The remarkable modification in breathing pattern, blood-oxygen binding and flight muscle morphology allows the songbirds to fly at much higher altitudes during long distance flights - as much as 4,000 metres (approximately half the cruising altitude of a commercial jet) above sea level - allowing them to avoid major shifts in temperatures and weather patterns caused by climate change.
Christopher Guglielmo (Submitted)
"Climate change is going to continue heating up the environment and birds need to fly so they can migrate and breed," said AFAR co-director Chris Guglielmo and senior author on the study. "This study shows they need to fly in higher altitudes - and some of them can - to stay in cooler environments or they’re not going to survive."

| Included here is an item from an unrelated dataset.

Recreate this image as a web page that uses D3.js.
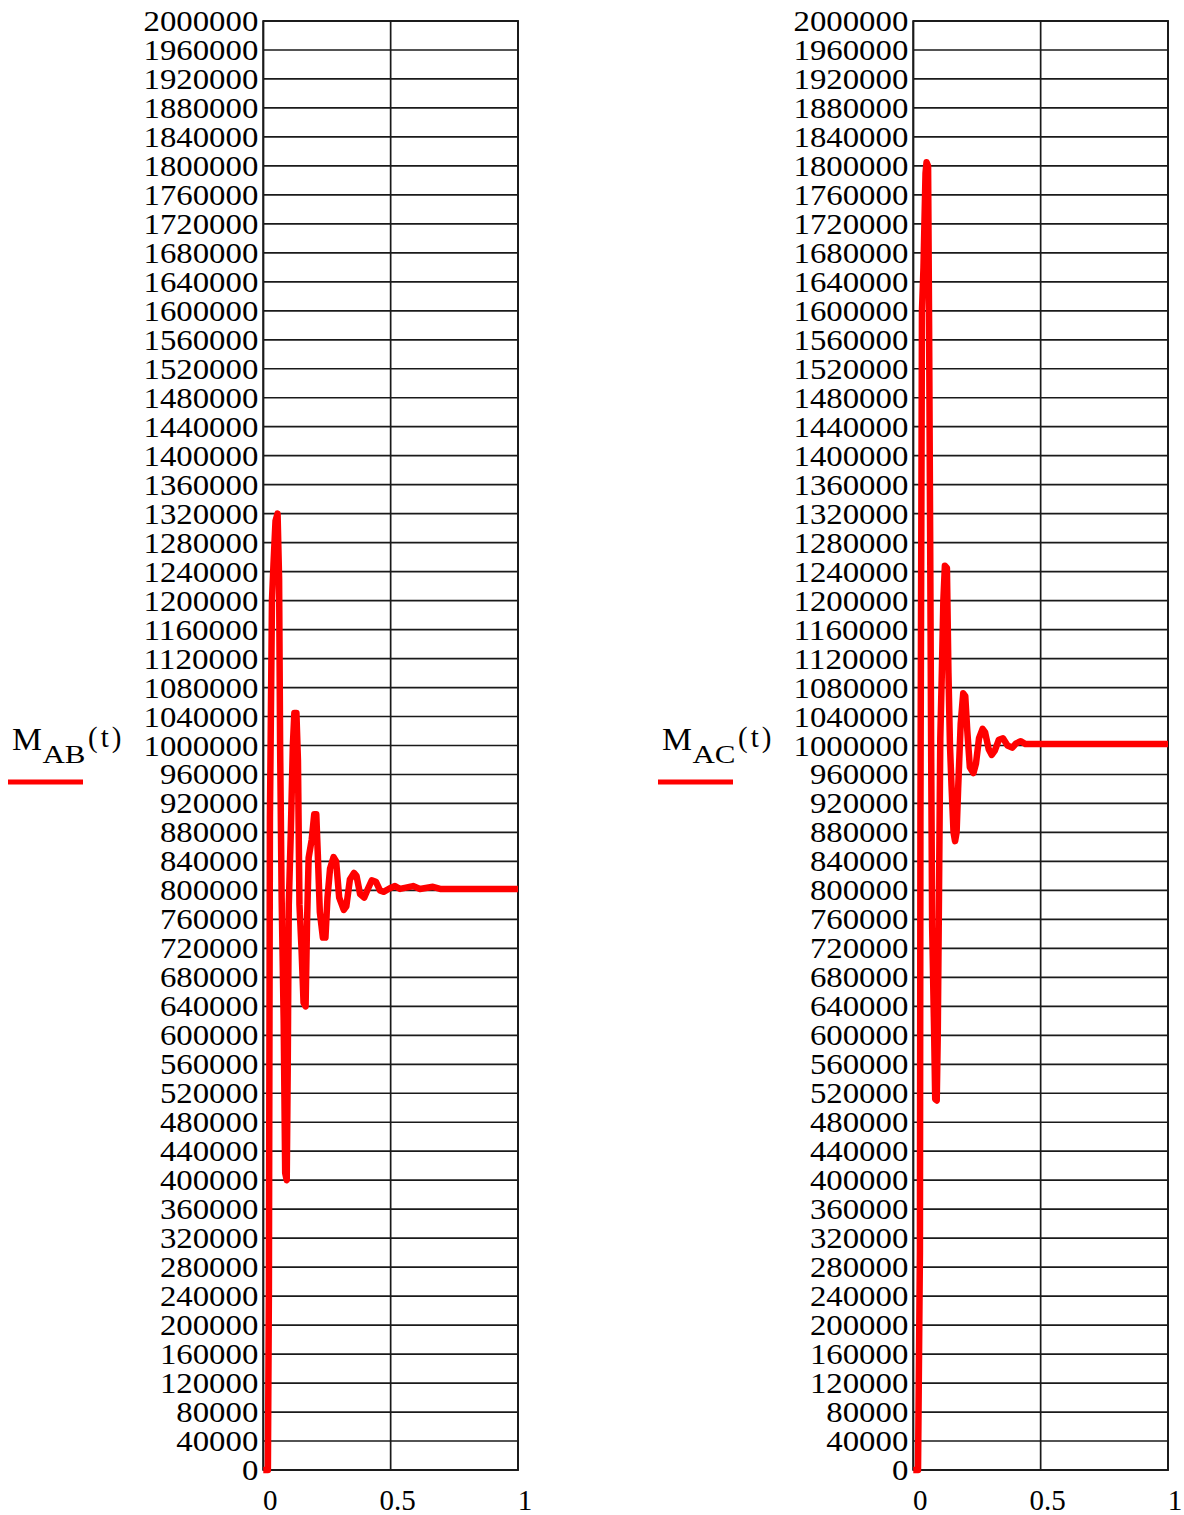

The new study, published in the Journal of Experimental Biology , led by Banting postdoctoral fellow Catherine Ivy investigated how some songbirds, like yellow-rumped warblers, adjust their bodies to inhale and distribute oxygen to blood vessels and flight muscles during the migratory seasons compared to non-migratory conditions.
This study allowed for insights into how songbirds can conduct their long-distance flights during migration and whether these birds are able to migrate in high-altitude conditions (where oxygen availability is limited) to avoid major shifts in temperature and weather conditions because of climate change.
These experiments were conducted at AFAR in the hypobaric climatic wind tunnel for bird flight, unique in the world for the altitudes it can simulate. For the study, Ivy changed the air pressure in the wind tunnel to simulate the birds flying higher and higher in altitude. This allowed her to assess how the changes in oxygen uptake and transport would allow these birds to fly at high altitudes.
"Basically, I wait to see at which point flying becomes more difficult for these birds," said Ivy. "The yellow-rumped warblers were particularly good at this exercise, which was surprising as this species only migrates for 6-8 hours at a time, so we predicted they would not fly very high."
Thrushes, equally common to yellow-rumped warblers in southwestern Ontario, did not show similar seasonal changes in oxygen uptake and movement to flight muscles in this study. Whether these birds can fly as high as yellow-rumped warblers is not known yet, but this will be investigated further this fall in the wind tunnel at AFAR.
"We have discovered that not all songbirds use the same strategy to enhance oxygen uptake and movement to the flight muscle during the migratory season," said Ivy. "For example, during migration, some songbirds adjust their breathing patterns so they can bring in more oxygen to their muscles with each breath. This allows them to maintain flight for six or more hours during migration."